The following day I sat in a bar not far from the Mirador with a caña, an appetising tapa of fried aubergine and honey, and a projectionist’s son. Jorge not only remembered the 1960s vividly, he looked as though he had just stepped out from them.
“Yes my dad showed the film every year,” he volunteered. “He wanted the whole town to know about Loja´s presence in the American film. He would subscribe to these magazines about films and it was there he found out about Sylvania and Loja.”
“Did he ever find out how Loja came to appear in the film?”
“Back then, the Americans were moving from silent movies to talkies and were sending out producers to film more and more exotic locations. They came and took images of all the towns around here, but of course Loja was picked for the film.”
“Why was that?”
“Because of the image that appears in the film. Look closely and you will see the spire of the Iglesia Mayor huddled up against the remains of the alcazaba. The Christian and the Muslim world just inches apart. There are few skylines like that in the world.”
Better informed, but unconvinced, I left the aubergine with Jorge and went to speak with someone from this century.
In the Department Of Culture, a somewhat serious Juan Alonso Sanchez sat facing me shuffling a pile of papers.
I asked: “What does Duck Soup mean to you?”
“Well, in Spanish Sopa de Ganso means a mixture of fools.
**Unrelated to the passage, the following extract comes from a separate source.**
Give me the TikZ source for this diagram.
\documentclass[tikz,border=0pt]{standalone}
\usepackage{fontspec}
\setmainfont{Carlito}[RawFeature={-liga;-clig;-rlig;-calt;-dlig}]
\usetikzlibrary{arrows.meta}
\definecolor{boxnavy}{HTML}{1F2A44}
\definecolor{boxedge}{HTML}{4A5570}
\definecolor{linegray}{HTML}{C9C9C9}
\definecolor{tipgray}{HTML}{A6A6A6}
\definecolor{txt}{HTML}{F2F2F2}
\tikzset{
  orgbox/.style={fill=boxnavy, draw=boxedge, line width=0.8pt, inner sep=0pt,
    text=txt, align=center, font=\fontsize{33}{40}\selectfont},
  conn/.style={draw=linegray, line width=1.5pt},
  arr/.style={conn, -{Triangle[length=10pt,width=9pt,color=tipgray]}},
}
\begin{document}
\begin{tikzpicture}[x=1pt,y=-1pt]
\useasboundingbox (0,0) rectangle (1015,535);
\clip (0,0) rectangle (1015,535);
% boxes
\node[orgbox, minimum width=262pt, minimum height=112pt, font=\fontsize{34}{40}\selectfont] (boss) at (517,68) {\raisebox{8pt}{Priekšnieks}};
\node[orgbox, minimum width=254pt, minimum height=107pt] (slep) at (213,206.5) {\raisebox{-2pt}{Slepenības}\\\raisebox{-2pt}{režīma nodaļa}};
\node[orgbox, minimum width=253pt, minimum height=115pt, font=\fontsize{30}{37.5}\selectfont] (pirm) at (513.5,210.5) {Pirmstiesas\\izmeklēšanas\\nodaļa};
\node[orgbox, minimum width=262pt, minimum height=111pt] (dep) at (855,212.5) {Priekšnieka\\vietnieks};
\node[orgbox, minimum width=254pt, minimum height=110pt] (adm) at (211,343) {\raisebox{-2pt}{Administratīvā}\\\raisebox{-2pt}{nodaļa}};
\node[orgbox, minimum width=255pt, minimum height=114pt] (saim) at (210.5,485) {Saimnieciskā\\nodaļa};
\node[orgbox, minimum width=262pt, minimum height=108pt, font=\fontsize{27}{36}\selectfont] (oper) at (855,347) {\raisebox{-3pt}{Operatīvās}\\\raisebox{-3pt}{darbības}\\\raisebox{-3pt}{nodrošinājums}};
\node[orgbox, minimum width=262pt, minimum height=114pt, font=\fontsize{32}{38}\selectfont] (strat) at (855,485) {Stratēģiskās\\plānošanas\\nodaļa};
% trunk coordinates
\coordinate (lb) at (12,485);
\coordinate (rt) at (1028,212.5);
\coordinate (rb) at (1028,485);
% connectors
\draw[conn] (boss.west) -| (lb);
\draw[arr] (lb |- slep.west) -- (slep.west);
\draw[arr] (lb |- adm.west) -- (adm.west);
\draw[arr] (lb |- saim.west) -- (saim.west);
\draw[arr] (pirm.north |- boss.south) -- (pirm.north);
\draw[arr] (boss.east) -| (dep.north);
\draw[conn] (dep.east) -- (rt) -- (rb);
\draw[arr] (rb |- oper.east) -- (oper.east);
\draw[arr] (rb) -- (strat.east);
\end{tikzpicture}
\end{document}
Is that what it means in English?”
“Well Groucho said that if you take two turkeys, one goose, four cabbages, but no duck, and mix them together. After one taste, you will duck soup for the rest of your life.”
Juan looked blankly at me. I asked him: “Why do you think Loja appears in the film?”
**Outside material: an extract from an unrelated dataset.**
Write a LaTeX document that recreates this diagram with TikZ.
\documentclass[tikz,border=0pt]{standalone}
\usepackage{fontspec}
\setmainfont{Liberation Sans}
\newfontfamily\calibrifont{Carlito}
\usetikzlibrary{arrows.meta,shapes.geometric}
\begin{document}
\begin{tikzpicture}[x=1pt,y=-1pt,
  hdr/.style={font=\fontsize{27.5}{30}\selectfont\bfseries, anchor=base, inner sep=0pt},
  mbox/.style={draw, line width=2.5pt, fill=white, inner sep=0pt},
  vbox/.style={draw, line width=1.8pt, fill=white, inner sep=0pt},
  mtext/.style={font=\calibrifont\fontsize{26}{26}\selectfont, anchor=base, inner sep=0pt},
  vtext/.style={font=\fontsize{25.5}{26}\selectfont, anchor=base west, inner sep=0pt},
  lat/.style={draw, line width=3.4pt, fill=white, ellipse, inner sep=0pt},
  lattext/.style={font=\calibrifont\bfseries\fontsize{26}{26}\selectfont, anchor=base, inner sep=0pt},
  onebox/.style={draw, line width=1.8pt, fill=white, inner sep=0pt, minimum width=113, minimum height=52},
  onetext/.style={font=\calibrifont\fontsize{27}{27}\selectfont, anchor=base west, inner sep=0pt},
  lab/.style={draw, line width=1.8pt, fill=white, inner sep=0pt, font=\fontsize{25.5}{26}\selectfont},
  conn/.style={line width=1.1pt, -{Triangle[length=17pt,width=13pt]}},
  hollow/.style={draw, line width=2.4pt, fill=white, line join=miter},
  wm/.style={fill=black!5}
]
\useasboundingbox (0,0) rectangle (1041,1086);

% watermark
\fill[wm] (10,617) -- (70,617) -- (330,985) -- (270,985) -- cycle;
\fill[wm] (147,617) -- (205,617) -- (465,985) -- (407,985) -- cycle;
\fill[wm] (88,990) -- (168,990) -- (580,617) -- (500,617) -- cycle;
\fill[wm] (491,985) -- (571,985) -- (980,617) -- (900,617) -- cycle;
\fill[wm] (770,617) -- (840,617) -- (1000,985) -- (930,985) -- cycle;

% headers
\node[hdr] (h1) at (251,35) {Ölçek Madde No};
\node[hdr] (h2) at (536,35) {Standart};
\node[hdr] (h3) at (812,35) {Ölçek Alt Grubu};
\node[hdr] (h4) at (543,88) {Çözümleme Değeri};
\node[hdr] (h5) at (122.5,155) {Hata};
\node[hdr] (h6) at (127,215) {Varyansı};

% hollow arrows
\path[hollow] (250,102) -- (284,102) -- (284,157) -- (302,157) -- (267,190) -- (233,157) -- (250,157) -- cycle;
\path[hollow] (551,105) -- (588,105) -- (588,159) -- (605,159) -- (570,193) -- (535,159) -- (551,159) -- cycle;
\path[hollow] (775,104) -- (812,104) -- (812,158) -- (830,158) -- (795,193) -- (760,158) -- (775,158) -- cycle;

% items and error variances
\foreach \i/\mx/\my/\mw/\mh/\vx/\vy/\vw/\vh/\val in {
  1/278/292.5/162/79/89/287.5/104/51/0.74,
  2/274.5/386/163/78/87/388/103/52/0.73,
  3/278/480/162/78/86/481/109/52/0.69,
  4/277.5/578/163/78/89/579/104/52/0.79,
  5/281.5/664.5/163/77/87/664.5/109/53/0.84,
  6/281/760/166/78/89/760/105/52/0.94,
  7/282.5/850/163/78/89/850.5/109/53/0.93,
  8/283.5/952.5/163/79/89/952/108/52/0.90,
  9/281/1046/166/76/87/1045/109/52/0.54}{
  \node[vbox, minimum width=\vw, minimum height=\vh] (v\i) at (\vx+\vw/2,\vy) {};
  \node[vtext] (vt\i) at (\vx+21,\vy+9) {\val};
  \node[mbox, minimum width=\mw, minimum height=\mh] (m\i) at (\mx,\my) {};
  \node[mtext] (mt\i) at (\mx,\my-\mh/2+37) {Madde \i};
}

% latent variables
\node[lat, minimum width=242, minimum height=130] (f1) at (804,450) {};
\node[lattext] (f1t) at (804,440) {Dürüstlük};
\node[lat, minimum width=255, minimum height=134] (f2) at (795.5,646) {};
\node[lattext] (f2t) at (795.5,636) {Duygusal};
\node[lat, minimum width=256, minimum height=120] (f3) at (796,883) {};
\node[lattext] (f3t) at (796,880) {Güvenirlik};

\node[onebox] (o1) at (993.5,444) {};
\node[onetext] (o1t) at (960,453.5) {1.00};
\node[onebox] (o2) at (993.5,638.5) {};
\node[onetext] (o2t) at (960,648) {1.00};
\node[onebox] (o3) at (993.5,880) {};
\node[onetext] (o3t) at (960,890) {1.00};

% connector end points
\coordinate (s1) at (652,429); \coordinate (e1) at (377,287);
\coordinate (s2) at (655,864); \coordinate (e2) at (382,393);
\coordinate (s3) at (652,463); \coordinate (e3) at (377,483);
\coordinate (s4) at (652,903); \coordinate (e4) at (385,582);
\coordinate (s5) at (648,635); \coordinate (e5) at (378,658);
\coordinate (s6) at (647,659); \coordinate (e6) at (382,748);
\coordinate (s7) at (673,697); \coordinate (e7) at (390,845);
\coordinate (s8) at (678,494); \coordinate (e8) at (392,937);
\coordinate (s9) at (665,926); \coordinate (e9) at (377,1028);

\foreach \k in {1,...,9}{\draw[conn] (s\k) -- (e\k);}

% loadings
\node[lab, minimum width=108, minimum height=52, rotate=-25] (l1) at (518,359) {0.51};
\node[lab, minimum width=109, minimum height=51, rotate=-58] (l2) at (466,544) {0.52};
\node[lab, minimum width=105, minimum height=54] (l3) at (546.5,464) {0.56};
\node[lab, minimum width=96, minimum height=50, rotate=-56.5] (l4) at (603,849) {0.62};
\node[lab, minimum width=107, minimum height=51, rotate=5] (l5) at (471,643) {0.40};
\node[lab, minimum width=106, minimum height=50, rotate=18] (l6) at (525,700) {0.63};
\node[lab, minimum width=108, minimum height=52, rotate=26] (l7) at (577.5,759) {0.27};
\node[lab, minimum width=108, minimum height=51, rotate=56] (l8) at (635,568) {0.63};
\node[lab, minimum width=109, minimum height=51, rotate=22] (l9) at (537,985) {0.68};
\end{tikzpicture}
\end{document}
“There are theories about location hunters and American tourists, but no-one seems really sure. Have you heard the Omar theory?”
“No. José Val Del Omar. He was a filmmaker born in Granada, but of Lojeño parents. He was a member of the Generation of 27, a contemporary of Lorca and the inventor of the Zoom Lens.”
He paused for effect. I looked blankly back at him.
“Anyway, it was said that Val Del Omar had a special relationship with Kodak in the US and in exchange for sending them images of Andalucía he received free blank film for his experimental recordings.”
“And one of those images was Loja?”
“It is a theory.”
I lent towards Juan and asked: “Does the town hall know that Sylvania – or Loja – was a petty dictator state prepared to go to war over Mrs Teasdale’s riches?”
“And that Italian dictator Benito Mussolini banned the film from Italy because he thought it was a direct attack on him. Did Franco not feel similarly targetted?”
“Well, it was released during the Second Republic so…”
“But was it shown after the Civil War?”
“I would have thought so as Franco was more concerned with censoring images of sexuality or blasphemy rather than comedy films.”
As I stood up to leave Juan added: “Did you know that in the first script Sylvania was called Amnesia?”
I paused at the door and looked back. “No. But I can see why.”
Juan replied with a blank look.
I strolled back to the Mirador and Los Hermanos Marx. Nothing seemed certain, least of all the various histories of Amnesia. There is a moment in Duck Soup when Groucho considers whether to go to war because his principles have been violated:
“These are my principles,” he says to the Ambassaor of Sylvania. “If you don’t like them, I have others.”
I smiled. Some things were worth remembering. Our political leaders could do a lot worse than listen again to the ramblings of RufusT Firefly.